Another particular soldier that comes to mind who served our Country under the command of General George S. Patton, Jr., is George Garon, a neighbor and friend who passed away. George couldn’t have picked a better day to march victoriously in to glory than on July fourth 2011, because he wanted to leave this world with firecrackers and rockets a blazing and booming. I miss George. He was a feisty ole bird when he wanted to be but he would put on one of his smirks when I would tease him about needing a nap so the fun George could show up again.
We loved our sports…especially the Red Sox and the Patriots. Sometimes on a visit to his house, George would talk a little bit about December 16, 1944 when he fought in the largest land battle of WWII-the Battle of the Bulge that lasted from December 16, 1944 to January 28, 1945. He held General George S. Patton, Jr., in high esteem as a brilliant military strategist and his men proudly fought and died for him.
George Garon couldn’t bring himself to talk about the depths of his pain at the events that ensued at the Battle of the Bulge, the death of a best friend and the loss of thousands of brave comrades. During a visit to Maine two years ago, Charlie and his siblings were cleaning out George’s house, the home that he built for his dear Lena, when he found an old yellowed dusty box hidden away in a closet with some newspaper clippings and a few military papers and as he rifled through the box, he was astonished to discover that George had been awarded the Purple Heart Medal.

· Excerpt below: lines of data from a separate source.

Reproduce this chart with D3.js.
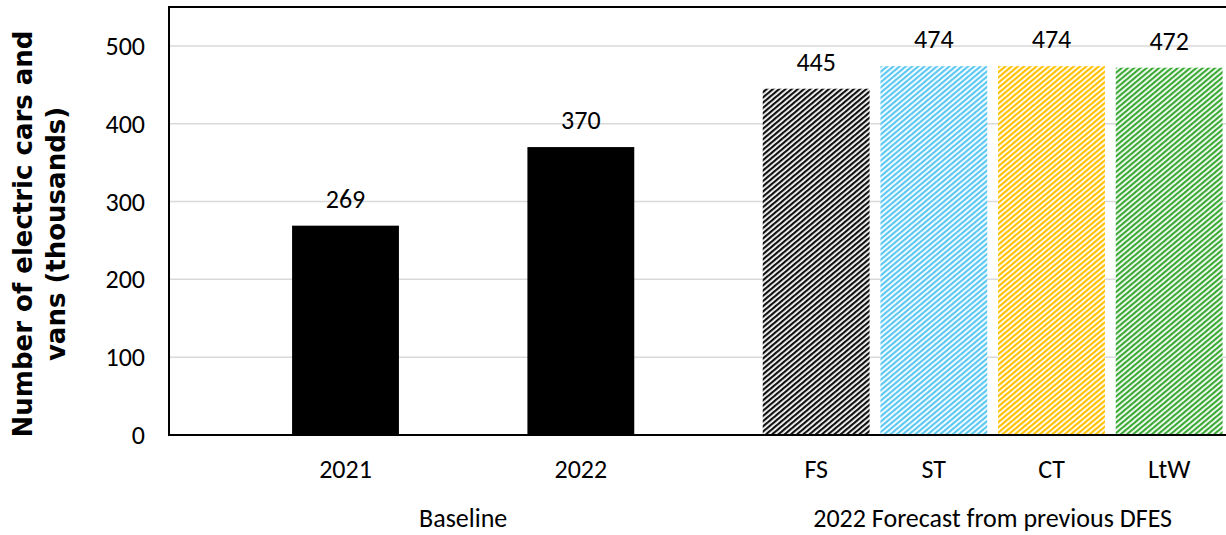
<!DOCTYPE html>
<html>
<head>
<meta charset="utf-8">
<script src="https://cdn.jsdelivr.net/npm/d3@7"></script>
<style>
  html, body { margin: 0; padding: 0; background: #fff; }
  svg { display: block; }
  text { font-family: Carlito, Lato, "Open Sans", sans-serif; fill: #000; }
</style>
</head>
<body>
<svg id="chart" width="1226" height="535"></svg>
<script>
// -------- DATA --------
// slots: blank spacer slots keep the Excel-style spacing between bars
const slots = ["_a", "2021", "_b", "2022", "_c", "FS", "ST", "CT", "LtW"];
const categories = ["2021", "2022", "FS", "ST", "CT", "LtW"];
const values = [269, 370, 445, 474, 474, 472];
const groups = [
  { label: "Baseline", members: ["2021", "2022"] },
  { label: "2022 Forecast from previous DFES", members: ["FS", "ST", "CT", "LtW"] }
];
const yTicks = [0, 100, 200, 300, 400, 500];
const yTitle = ["Number of electric cars and", "vans (thousands)"];

// -------- STYLE --------
const barStyle = {
  "2021": { solid: "#000000" },
  "2022": { solid: "#000000" },
  "FS":  { hatch: "#111111" },
  "ST":  { hatch: "#5cc8f2" },
  "CT":  { hatch: "#ffc000" },
  "LtW": { hatch: "#3aaa35" }
};
const fontSize = 26;

const svg = d3.select("#chart");
const margin = { left: 169, top: 7, right: -2 };
const W = 1226;
const plotBottom = 435;

const x = d3.scaleBand()
  .domain(slots)
  .range([margin.left, W - margin.right])
  .paddingInner(0.092)
  .paddingOuter(0.046);

const y = d3.scaleLinear()
  .domain([0, 550])
  .range([plotBottom, margin.top]);

// -------- PATTERNS --------
const defs = svg.append("defs");
categories.forEach(c => {
  const st = barStyle[c];
  if (!st.hatch) return;
  const p = defs.append("pattern")
    .attr("id", "hatch-" + c)
    .attr("patternUnits", "userSpaceOnUse")
    .attr("width", 4)
    .attr("height", 4)
    .attr("patternTransform", "rotate(50)");
  p.append("rect").attr("width", 4).attr("height", 4).attr("fill", "#fff");
  p.append("rect").attr("width", 2.2).attr("height", 4).attr("fill", st.hatch);
});

// -------- GRID --------
svg.append("g")
  .selectAll("line")
  .data(yTicks.filter(d => d > 0))
  .enter()
  .append("line")
  .attr("x1", margin.left)
  .attr("x2", W)
  .attr("y1", d => y(d))
  .attr("y2", d => y(d))
  .attr("stroke", "#d9d9d9")
  .attr("stroke-width", 1.5);

// -------- BARS --------
const data = categories.map((c, i) => ({ cat: c, val: values[i] }));

svg.append("g")
  .selectAll("rect")
  .data(data)
  .enter()
  .append("rect")
  .attr("x", d => x(d.cat))
  .attr("y", d => y(d.val))
  .attr("width", x.bandwidth())
  .attr("height", d => y(0) - y(d.val))
  .attr("fill", d => barStyle[d.cat].solid || `url(#hatch-${d.cat})`);

// value labels
svg.append("g")
  .selectAll("text")
  .data(data)
  .enter()
  .append("text")
  .attr("x", d => x(d.cat) + x.bandwidth() / 2)
  .attr("y", d => y(d.val) - 18)
  .attr("text-anchor", "middle")
  .attr("font-size", fontSize)
  .text(d => d.val);

// -------- FRAME / AXES --------
svg.append("rect")
  .attr("x", margin.left)
  .attr("y", margin.top)
  .attr("width", W + 10 - margin.left)
  .attr("height", plotBottom - margin.top)
  .attr("fill", "none")
  .attr("stroke", "#000")
  .attr("stroke-width", 2);

// y tick labels
svg.append("g")
  .selectAll("text")
  .data(yTicks)
  .enter()
  .append("text")
  .attr("x", margin.left - 24)
  .attr("y", d => y(d))
  .attr("dy", "0.35em")
  .attr("text-anchor", "end")
  .attr("font-size", fontSize)
  .text(d => d);

// x category labels
svg.append("g")
  .selectAll("text")
  .data(categories)
  .enter()
  .append("text")
  .attr("x", d => x(d) + x.bandwidth() / 2)
  .attr("y", 478)
  .attr("text-anchor", "middle")
  .attr("font-size", fontSize)
  .text(d => d);

// group labels
svg.append("g")
  .selectAll("text")
  .data(groups)
  .enter()
  .append("text")
  .attr("x", g => {
    const first = g.members[0], last = g.members[g.members.length - 1];
    return (x(first) + x(last) + x.bandwidth()) / 2;
  })
  .attr("y", 527)
  .attr("text-anchor", "middle")
  .attr("font-size", fontSize)
  .text(g => g.label);

// y axis title
const titleCy = 234;
svg.append("g")
  .selectAll("text")
  .data(yTitle)
  .enter()
  .append("text")
  .attr("transform", (d, i) => `translate(${32 + i * 33},${titleCy}) rotate(-90)`)
  .attr("text-anchor", "middle")
  .style("font-family", "'DejaVu Sans', Verdana, sans-serif")
  .attr("font-weight", "bold")
  .attr("font-size", 26)
  .text(d => d);
</script>
</body>
</html>
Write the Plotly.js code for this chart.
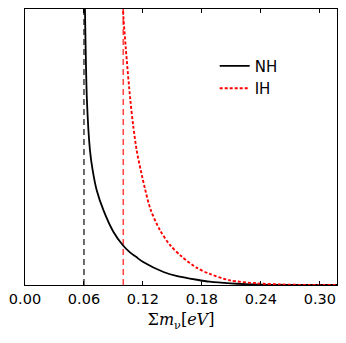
<!DOCTYPE html>
<html>
<head>
<meta charset="utf-8">
<script src="https://cdn.plot.ly/plotly-3.0.1.min.js"></script>
<style>
  html, body { margin: 0; padding: 0; background: white; }
  #graf { width: 346px; height: 343px; }
</style>
</head>
<body>
<div id="graf"></div>
<script>
// corba NH (jerarquia normal), llegida del dibuix
var nh_x = [0.0605, 0.061, 0.063, 0.0661, 0.0688, 0.0729, 0.0797, 0.0899, 0.0994, 0.1068, 0.113, 0.1203, 0.141, 0.154, 0.175, 0.188, 0.209, 0.24, 0.28, 0.32];
var nh_y = [1.1, 1.0, 0.67, 0.489, 0.417, 0.344, 0.272, 0.193, 0.145, 0.118, 0.102, 0.083, 0.047, 0.033, 0.019, 0.012, 0.006, 0.001, 0.0, 0.0];

// corba IH (jerarquia invertida)
var ih_x = [0.0995, 0.0997, 0.1025, 0.1072, 0.1102, 0.1136, 0.1177, 0.122, 0.1279, 0.1373, 0.1475, 0.1594, 0.175, 0.188, 0.2085, 0.236, 0.26, 0.29, 0.32];
var ih_y = [1.1, 1.0, 0.86, 0.67, 0.575, 0.489, 0.417, 0.35, 0.272, 0.199, 0.145, 0.103, 0.062, 0.04, 0.017, 0.006, 0.002, 0.0, 0.0];

// limits inferiors (linies verticals)
var limitNH = 0.06;
var limitIH = 0.10;

var ticsX = [0.00, 0.06, 0.12, 0.18, 0.24, 0.30];

var traces = [
    {x: [limitNH, limitNH], y: [0, 1], mode: 'lines', type: 'scatter', showlegend: false, hoverinfo: 'skip',
     line: {color: 'rgba(0,0,0,0.72)', width: 1.6, dash: '6px,4px'}},
    {x: [limitIH, limitIH], y: [0, 1], mode: 'lines', type: 'scatter', showlegend: false, hoverinfo: 'skip',
     line: {color: 'rgba(255,0,0,0.72)', width: 1.6, dash: '6px,4px'}},
    {x: nh_x, y: nh_y, mode: 'lines', type: 'scatter', name: 'NH', legendgroup: 'a',
     line: {color: 'black', width: 1.8, shape: 'spline', smoothing: 0.8}},
    {x: ih_x, y: ih_y, mode: 'lines', type: 'scatter', name: 'IH', legendgroup: 'b',
     line: {color: 'red', width: 1.9, dash: '3px,2px', shape: 'spline', smoothing: 0.8}}
];

var layout = {
    width: 346,
    height: 343,
    margin: {l: 25, r: 9, t: 9, b: 58},
    paper_bgcolor: 'white',
    plot_bgcolor: 'white',
    font: {family: 'DejaVu Sans', size: 13, color: 'black'},
    showlegend: true,
    legend: {x: 0.608, y: 0.853, xanchor: 'left', yanchor: 'top', bgcolor: 'rgba(0,0,0,0)',
             font: {size: 15}, traceorder: 'grouped', tracegroupgap: 0},
    xaxis: {
        range: [0, 0.3175],
        tickvals: ticsX,
        tickformat: '.2f',
        ticks: 'inside', ticklen: 4, tickcolor: 'black',
        showline: true, linecolor: 'black', linewidth: 1.3, mirror: 'allticks',
        showgrid: false, zeroline: false,
        tickfont: {size: 14.5},
        title: {text: 'Σ<i>m</i><sub>ν</sub>[<i>eV</i>]', font: {family: 'DejaVu Serif', size: 16}, standoff: 8}
    },
    yaxis: {
        range: [0, 1],
        showticklabels: false, ticks: '',
        showline: true, linecolor: 'black', linewidth: 1.3, mirror: true,
        showgrid: false, zeroline: false
    }
};

Plotly.newPlot('graf', traces, layout, {staticPlot: true});
</script>
</body>
</html>
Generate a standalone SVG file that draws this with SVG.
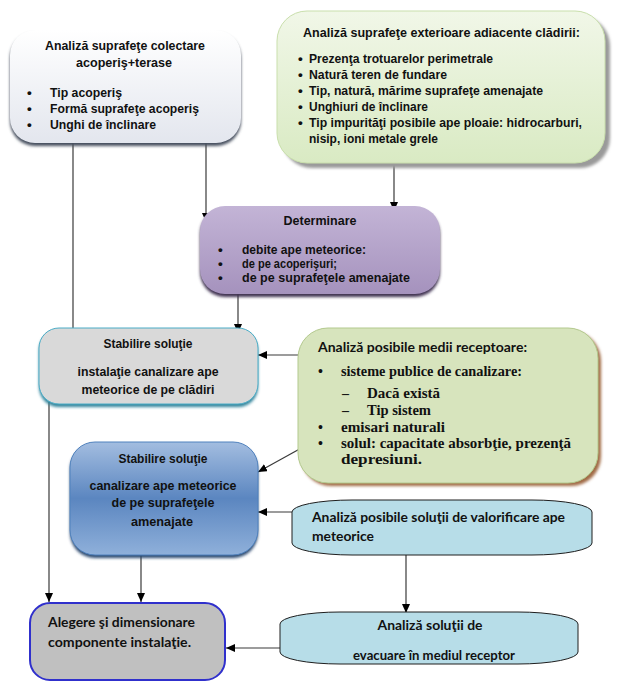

That was the only time that anyone ever knew of George’s meritorious award and for the remainder of his life, he had kept that part of himself hidden away in a yellowed dusty old box in the back of the closet.
This Memorial weekend enjoy the barbecues, parades, and speeches; then kindly thank a fallen soldier with your prayers of gratitude for his/her ultimate sacrifice. Remember those missing in action and the Prisoners of War- be their voice in Augusta and our Nations Capitol to bring them home to rest.
A dedication to all who’ve served. A more enduring light. Do not grudge your brother his rest. He has at last become free, safe and immortal, and ranges joyous through the boundless heavens; he has left this low lying region and has soared upwards to that place which receives in its happy bosom the souls set free from the chains of matter.
Your brother has not lost the light of day, but has obtained a more enduring light. He has not left us, but has gone on before.
We miss your kindness every day, Dot Sanchas! Until then, smile, live in the present and be kind.